[BEGIN]

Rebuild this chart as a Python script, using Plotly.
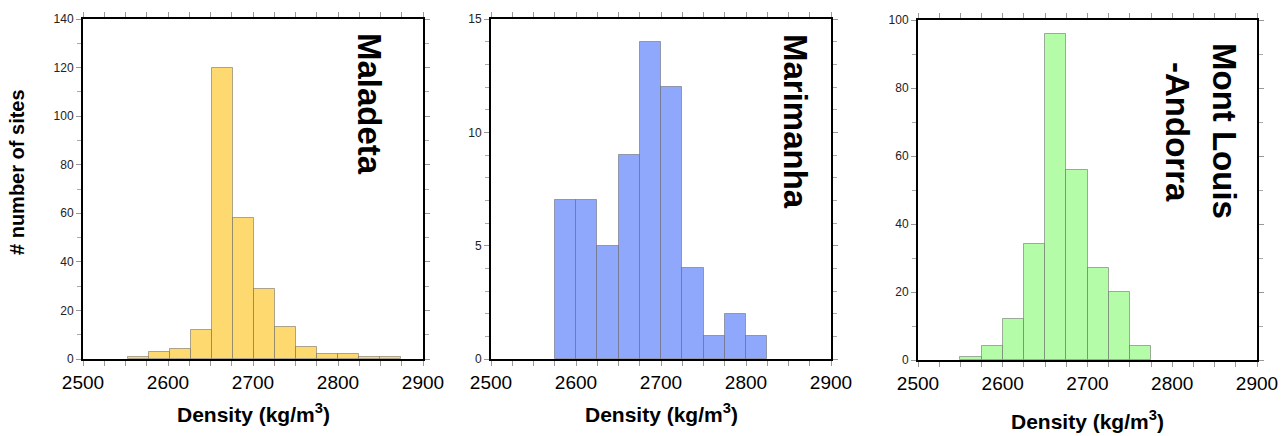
import plotly.graph_objects as go

# bin left edges (kg/m3) and counts
maladeta_bins = [2553, 2577.7, 2602.4, 2627.1, 2651.8, 2676.5, 2701.2, 2725.9, 2750.6, 2775.3, 2800, 2824.7, 2849.4]
maladeta_counts = [1, 3, 4, 12, 120, 58, 29, 13, 5, 2, 2, 1, 1]

marimanha_bins = [2575, 2600, 2625, 2650, 2675, 2700, 2725, 2750, 2775, 2800]
marimanha_counts = [7, 7, 5, 9, 14, 12, 4, 1, 2, 1]

montlouis_bins = [2550, 2575, 2600, 2625, 2650, 2675, 2700, 2725, 2750]
montlouis_counts = [1, 4, 12, 34, 96, 56, 27, 20, 4]

x_ticks = [2500, 2600, 2700, 2800, 2900]

TICK_FONT = "Liberation Sans, Arial, sans-serif"
BOLD_FONT = "Liberation Sans Narrow, Arial Narrow, Liberation Sans, Arial, sans-serif"

W, H = 1288, 436


def px_x(p):
    return p / W


def px_y(p):
    return 1 - p / H


panels = [
    dict(bins=maladeta_bins, counts=maladeta_counts, width=24.7, color="#fdd96f",
         ymax=140, ydt=20, ydt_minor=10, x0=83, x1=423, y0=19, y1=359),
    dict(bins=marimanha_bins, counts=marimanha_counts, width=25, color="#8fa8fb",
         ymax=15, ydt=5, ydt_minor=1, x0=491, x1=831, y0=19, y1=359),
    dict(bins=montlouis_bins, counts=montlouis_counts, width=25, color="#b4fca8",
         ymax=100, ydt=20, ydt_minor=10, x0=918, x1=1257, y0=20, y1=360),
]

fig = go.Figure()
layout = {}
for i, p in enumerate(panels):
    n = "" if i == 0 else str(i + 1)
    fig.add_trace(go.Bar(
        x=p["bins"], y=p["counts"], width=p["width"], offset=0,
        marker=dict(color=p["color"], line=dict(color="rgba(90,90,90,0.5)", width=1)),
        xaxis="x" + n, yaxis="y" + n, showlegend=False,
    ))
    layout["xaxis" + n] = dict(
        domain=[px_x(p["x0"]), px_x(p["x1"])], anchor="y" + n, automargin=False,
        range=[2500, 2900], tickvals=x_ticks, ticks="outside", ticklen=5,
        tickcolor="#999", tickwidth=1, showline=True, linecolor="black",
        linewidth=2, mirror="allticks", showgrid=False, zeroline=False,
        tickfont=dict(family=TICK_FONT, size=19, color="black"),
        minor=dict(dtick=25, tick0=2500, ticks="outside", ticklen=5, tickcolor="#999", showgrid=False),
    )
    layout["yaxis" + n] = dict(
        domain=[px_y(p["y1"]), px_y(p["y0"])], anchor="x" + n, automargin=False,
        range=[0, p["ymax"]], dtick=p["ydt"], ticks="outside", ticklen=5,
        tickcolor="#999", tickwidth=1, showline=True, linecolor="black",
        linewidth=2, mirror="allticks", showgrid=False, zeroline=False,
        tickfont=dict(family=TICK_FONT, size=12, color="#222"),
        minor=dict(dtick=p["ydt_minor"], ticks="outside", ticklen=4, tickcolor="#aaa", showgrid=False),
    )

annotations = []
# x-axis titles
for p, ty in zip(panels, [413, 413, 420]):
    annotations.append(dict(
        text="<b>Density (kg/m<sup>3</sup>)</b>",
        x=px_x((p["x0"] + p["x1"]) / 2), y=px_y(ty),
        font=dict(family=BOLD_FONT, size=21, color="black"),
    ))
# y-axis title
annotations.append(dict(
    text="<b># number of sites</b>", x=px_x(17), y=px_y(172), textangle=-90,
    font=dict(family=BOLD_FONT, size=20, color="black"),
))
# panel names
for name, cx, cy in [("Maladeta", 370, 104), ("Marimanha", 796, 121),
                     ("Mont Louis", 1225, 131), ("-Andorra", 1177, 132)]:
    annotations.append(dict(
        text="<b>" + name + "</b>", x=px_x(cx), y=px_y(cy), textangle=90,
        font=dict(family=BOLD_FONT, size=33, color="black"),
    ))
for a in annotations:
    a.update(xref="paper", yref="paper", xanchor="center", yanchor="middle", showarrow=False)

fig.update_layout(
    width=W, height=H, margin=dict(l=0, r=0, t=0, b=0),
    paper_bgcolor="white", plot_bgcolor="white", bargap=0,
    annotations=annotations, **layout,
)

# drop the page's default body margin so the figure sits at the window's corner
fig.write_html("out.html", config={"displayModeBar": False},
               post_script="document.body.style.margin='0';")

[END]

Repeat the listing above up to and including the line with "return 1 - p / H", starting from its first line. Drop any pictures.

_Response to the exercise_:
Rebuild this chart as a Python script, using Plotly.
import plotly.graph_objects as go

# bin left edges (kg/m3) and counts
maladeta_bins = [2553, 2577.7, 2602.4, 2627.1, 2651.8, 2676.5, 2701.2, 2725.9, 2750.6, 2775.3, 2800, 2824.7, 2849.4]
maladeta_counts = [1, 3, 4, 12, 120, 58, 29, 13, 5, 2, 2, 1, 1]

marimanha_bins = [2575, 2600, 2625, 2650, 2675, 2700, 2725, 2750, 2775, 2800]
marimanha_counts = [7, 7, 5, 9, 14, 12, 4, 1, 2, 1]

montlouis_bins = [2550, 2575, 2600, 2625, 2650, 2675, 2700, 2725, 2750]
montlouis_counts = [1, 4, 12, 34, 96, 56, 27, 20, 4]

x_ticks = [2500, 2600, 2700, 2800, 2900]

TICK_FONT = "Liberation Sans, Arial, sans-serif"
BOLD_FONT = "Liberation Sans Narrow, Arial Narrow, Liberation Sans, Arial, sans-serif"

W, H = 1288, 436


def px_x(p):
    return p / W


def px_y(p):
    return 1 - p / H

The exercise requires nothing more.